**Information shown**
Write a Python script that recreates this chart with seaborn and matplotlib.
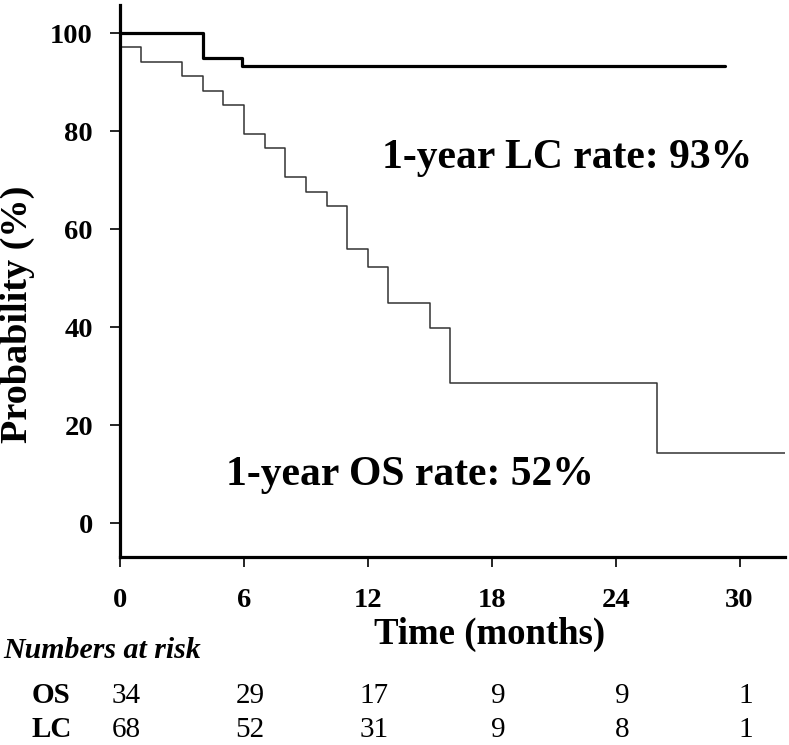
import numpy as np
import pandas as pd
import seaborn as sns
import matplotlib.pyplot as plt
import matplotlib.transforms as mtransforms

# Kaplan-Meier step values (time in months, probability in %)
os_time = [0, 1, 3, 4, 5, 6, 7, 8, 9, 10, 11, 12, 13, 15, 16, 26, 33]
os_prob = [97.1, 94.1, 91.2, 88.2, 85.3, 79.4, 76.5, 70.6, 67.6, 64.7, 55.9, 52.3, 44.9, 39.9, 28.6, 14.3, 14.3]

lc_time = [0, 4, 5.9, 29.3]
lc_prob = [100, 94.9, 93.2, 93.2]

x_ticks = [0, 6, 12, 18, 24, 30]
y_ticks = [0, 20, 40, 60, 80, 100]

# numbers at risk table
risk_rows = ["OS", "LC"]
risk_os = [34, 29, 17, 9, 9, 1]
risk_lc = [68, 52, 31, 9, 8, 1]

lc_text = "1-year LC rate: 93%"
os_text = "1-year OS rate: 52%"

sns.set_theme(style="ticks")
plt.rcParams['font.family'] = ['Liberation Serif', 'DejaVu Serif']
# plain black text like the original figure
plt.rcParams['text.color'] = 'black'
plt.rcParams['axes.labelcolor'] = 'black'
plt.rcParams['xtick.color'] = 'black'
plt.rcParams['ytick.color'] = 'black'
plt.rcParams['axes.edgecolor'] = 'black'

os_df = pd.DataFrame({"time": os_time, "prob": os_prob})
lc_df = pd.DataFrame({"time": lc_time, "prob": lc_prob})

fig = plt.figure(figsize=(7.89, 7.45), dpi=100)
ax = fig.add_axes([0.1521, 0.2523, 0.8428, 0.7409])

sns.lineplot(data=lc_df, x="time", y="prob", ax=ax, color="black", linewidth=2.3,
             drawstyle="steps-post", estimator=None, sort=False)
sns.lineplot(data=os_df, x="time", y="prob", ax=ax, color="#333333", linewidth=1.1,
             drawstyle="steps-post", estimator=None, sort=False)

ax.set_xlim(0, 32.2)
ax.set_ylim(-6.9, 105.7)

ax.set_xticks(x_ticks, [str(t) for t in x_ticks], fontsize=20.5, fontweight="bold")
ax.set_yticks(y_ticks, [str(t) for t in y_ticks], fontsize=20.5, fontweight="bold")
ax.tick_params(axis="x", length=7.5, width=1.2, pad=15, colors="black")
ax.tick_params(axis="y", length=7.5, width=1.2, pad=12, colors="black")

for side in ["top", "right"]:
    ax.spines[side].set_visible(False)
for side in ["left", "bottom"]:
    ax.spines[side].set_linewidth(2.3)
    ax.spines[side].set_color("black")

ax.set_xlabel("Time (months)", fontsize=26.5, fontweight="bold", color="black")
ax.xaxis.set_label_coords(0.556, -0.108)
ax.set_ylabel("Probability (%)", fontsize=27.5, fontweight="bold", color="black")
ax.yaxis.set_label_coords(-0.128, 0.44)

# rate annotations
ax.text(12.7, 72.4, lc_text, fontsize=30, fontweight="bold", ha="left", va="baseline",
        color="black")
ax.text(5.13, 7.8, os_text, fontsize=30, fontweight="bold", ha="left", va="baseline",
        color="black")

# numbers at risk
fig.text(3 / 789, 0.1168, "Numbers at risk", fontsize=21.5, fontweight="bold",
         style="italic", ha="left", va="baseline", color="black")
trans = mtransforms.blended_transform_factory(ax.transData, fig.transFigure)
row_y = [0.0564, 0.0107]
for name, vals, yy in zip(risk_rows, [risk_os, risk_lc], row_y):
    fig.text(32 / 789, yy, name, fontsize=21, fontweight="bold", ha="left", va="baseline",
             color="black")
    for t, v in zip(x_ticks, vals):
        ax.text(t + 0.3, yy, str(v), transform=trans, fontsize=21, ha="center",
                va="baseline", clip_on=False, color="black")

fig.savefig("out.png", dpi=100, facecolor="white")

**Problem to work on**
Starting at the first line of the material, output exactly the lines up to and including the one with "lc_prob = [100, 94.9, 93.2, 93.2]". Do not include the pictures.

**Response to this exercise**
Write a Python script that recreates this chart with seaborn and matplotlib.
import numpy as np
import pandas as pd
import seaborn as sns
import matplotlib.pyplot as plt
import matplotlib.transforms as mtransforms

# Kaplan-Meier step values (time in months, probability in %)
os_time = [0, 1, 3, 4, 5, 6, 7, 8, 9, 10, 11, 12, 13, 15, 16, 26, 33]
os_prob = [97.1, 94.1, 91.2, 88.2, 85.3, 79.4, 76.5, 70.6, 67.6, 64.7, 55.9, 52.3, 44.9, 39.9, 28.6, 14.3, 14.3]

lc_time = [0, 4, 5.9, 29.3]
lc_prob = [100, 94.9, 93.2, 93.2]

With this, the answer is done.